→ Work required
Where the string "that" occurs in the material below, report the whole line.

→ Input for this task
--- Start ---
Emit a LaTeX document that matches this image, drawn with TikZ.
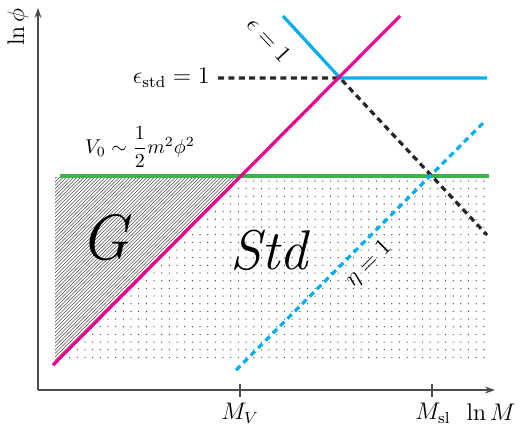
--- End ---
--- Start ---
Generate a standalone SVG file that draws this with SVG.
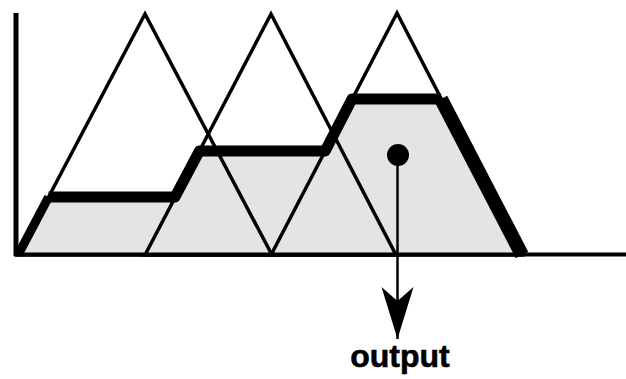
--- End ---
--- Start ---
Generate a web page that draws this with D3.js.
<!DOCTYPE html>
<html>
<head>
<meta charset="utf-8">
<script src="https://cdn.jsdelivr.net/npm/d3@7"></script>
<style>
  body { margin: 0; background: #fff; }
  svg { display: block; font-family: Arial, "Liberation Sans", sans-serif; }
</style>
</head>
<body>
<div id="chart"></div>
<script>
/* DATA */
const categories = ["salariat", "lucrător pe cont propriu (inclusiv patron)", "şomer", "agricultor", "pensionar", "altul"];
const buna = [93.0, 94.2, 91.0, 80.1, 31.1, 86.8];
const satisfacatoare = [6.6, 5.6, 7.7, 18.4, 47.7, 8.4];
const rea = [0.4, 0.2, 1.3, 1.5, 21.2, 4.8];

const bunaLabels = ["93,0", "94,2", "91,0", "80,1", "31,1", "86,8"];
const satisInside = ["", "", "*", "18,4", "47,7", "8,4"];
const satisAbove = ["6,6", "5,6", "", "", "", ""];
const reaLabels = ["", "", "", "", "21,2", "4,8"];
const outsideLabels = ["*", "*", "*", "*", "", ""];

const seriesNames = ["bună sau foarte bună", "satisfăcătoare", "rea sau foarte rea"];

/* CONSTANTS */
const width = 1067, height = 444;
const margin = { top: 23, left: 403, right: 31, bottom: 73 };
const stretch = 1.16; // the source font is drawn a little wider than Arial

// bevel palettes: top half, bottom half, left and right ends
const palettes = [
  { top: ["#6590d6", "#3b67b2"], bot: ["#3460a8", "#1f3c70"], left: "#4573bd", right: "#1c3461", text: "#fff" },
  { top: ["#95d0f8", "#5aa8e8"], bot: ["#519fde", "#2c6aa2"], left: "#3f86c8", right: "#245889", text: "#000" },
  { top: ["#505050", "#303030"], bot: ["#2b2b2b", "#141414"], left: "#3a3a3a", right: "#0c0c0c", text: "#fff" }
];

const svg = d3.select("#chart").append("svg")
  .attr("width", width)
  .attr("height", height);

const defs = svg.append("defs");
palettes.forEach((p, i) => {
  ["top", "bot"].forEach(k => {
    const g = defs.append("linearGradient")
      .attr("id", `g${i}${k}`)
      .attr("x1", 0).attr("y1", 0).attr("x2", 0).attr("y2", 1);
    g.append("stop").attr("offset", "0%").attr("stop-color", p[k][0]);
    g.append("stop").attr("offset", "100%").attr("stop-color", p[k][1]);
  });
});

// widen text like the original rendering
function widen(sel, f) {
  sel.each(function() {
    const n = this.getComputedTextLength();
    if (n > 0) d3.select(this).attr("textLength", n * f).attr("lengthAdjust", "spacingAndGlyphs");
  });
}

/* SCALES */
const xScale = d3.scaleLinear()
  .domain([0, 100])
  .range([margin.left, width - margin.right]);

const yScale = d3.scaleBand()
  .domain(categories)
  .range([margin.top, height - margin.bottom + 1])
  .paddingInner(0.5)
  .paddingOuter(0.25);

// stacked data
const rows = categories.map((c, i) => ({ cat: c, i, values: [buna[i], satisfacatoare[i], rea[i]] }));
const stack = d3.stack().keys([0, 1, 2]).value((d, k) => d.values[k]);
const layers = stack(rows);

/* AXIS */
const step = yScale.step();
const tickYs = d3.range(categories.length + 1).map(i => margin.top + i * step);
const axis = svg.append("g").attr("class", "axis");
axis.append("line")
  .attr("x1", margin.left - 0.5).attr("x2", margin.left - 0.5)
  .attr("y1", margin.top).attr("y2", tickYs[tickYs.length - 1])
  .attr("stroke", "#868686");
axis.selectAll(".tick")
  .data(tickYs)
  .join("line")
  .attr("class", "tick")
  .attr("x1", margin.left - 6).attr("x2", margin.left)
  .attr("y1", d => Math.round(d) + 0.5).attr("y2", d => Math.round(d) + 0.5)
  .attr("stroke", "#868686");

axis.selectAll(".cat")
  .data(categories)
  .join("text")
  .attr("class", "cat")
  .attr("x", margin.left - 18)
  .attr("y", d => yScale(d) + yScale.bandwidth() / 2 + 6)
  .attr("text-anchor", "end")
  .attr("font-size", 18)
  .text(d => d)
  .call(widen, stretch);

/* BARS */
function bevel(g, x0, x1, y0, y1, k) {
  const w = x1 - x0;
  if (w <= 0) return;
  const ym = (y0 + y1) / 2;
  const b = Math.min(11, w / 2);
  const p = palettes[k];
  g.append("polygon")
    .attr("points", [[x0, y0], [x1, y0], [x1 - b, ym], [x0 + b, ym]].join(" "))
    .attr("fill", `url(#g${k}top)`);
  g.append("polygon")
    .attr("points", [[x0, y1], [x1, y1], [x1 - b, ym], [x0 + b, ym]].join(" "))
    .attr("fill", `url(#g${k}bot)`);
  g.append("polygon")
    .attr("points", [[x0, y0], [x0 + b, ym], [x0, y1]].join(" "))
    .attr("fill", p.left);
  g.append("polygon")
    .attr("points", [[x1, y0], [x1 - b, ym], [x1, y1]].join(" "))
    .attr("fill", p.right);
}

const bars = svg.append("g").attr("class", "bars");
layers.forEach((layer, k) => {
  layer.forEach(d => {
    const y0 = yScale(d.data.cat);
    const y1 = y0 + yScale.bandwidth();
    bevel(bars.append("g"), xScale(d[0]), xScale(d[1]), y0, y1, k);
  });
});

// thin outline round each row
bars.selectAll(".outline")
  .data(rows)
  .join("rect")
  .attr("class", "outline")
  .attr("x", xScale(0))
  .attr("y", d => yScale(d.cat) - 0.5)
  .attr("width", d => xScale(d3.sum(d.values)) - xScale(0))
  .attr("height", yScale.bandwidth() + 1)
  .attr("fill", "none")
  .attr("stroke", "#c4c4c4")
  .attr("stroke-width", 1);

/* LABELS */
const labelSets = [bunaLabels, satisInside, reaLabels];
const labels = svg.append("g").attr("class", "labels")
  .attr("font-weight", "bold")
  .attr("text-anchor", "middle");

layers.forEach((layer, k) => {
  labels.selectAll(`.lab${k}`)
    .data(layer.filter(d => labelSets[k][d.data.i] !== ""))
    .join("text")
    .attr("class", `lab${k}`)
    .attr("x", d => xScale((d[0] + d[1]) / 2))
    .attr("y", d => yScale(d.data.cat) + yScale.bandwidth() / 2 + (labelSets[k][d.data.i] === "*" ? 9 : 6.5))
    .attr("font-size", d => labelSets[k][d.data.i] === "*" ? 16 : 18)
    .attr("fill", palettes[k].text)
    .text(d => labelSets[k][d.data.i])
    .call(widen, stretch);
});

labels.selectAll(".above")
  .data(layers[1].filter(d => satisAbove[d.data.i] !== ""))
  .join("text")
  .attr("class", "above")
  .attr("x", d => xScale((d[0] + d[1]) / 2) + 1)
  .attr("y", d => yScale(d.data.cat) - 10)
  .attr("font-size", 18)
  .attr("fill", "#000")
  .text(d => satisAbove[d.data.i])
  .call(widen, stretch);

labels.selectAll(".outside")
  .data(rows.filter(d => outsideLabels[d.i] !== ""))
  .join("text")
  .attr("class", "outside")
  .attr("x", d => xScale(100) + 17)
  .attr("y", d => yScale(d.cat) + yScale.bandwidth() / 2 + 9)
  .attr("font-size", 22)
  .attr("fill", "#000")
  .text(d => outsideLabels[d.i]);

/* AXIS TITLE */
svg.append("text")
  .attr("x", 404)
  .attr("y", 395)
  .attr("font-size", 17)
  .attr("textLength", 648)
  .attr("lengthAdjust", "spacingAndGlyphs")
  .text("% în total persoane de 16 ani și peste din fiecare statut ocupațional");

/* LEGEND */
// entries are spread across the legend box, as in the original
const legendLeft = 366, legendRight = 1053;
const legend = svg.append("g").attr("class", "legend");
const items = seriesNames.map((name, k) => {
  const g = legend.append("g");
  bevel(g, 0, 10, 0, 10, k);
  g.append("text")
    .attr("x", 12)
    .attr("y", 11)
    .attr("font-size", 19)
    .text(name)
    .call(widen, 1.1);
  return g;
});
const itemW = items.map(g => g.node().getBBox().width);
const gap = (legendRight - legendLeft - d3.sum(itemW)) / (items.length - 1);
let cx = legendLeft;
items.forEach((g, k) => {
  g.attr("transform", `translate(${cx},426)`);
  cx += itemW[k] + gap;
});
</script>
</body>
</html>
--- End ---
→ Written solution
Emit a LaTeX document that matches this image, drawn with TikZ.
Generate a standalone SVG file that draws this with SVG.
Generate a web page that draws this with D3.js.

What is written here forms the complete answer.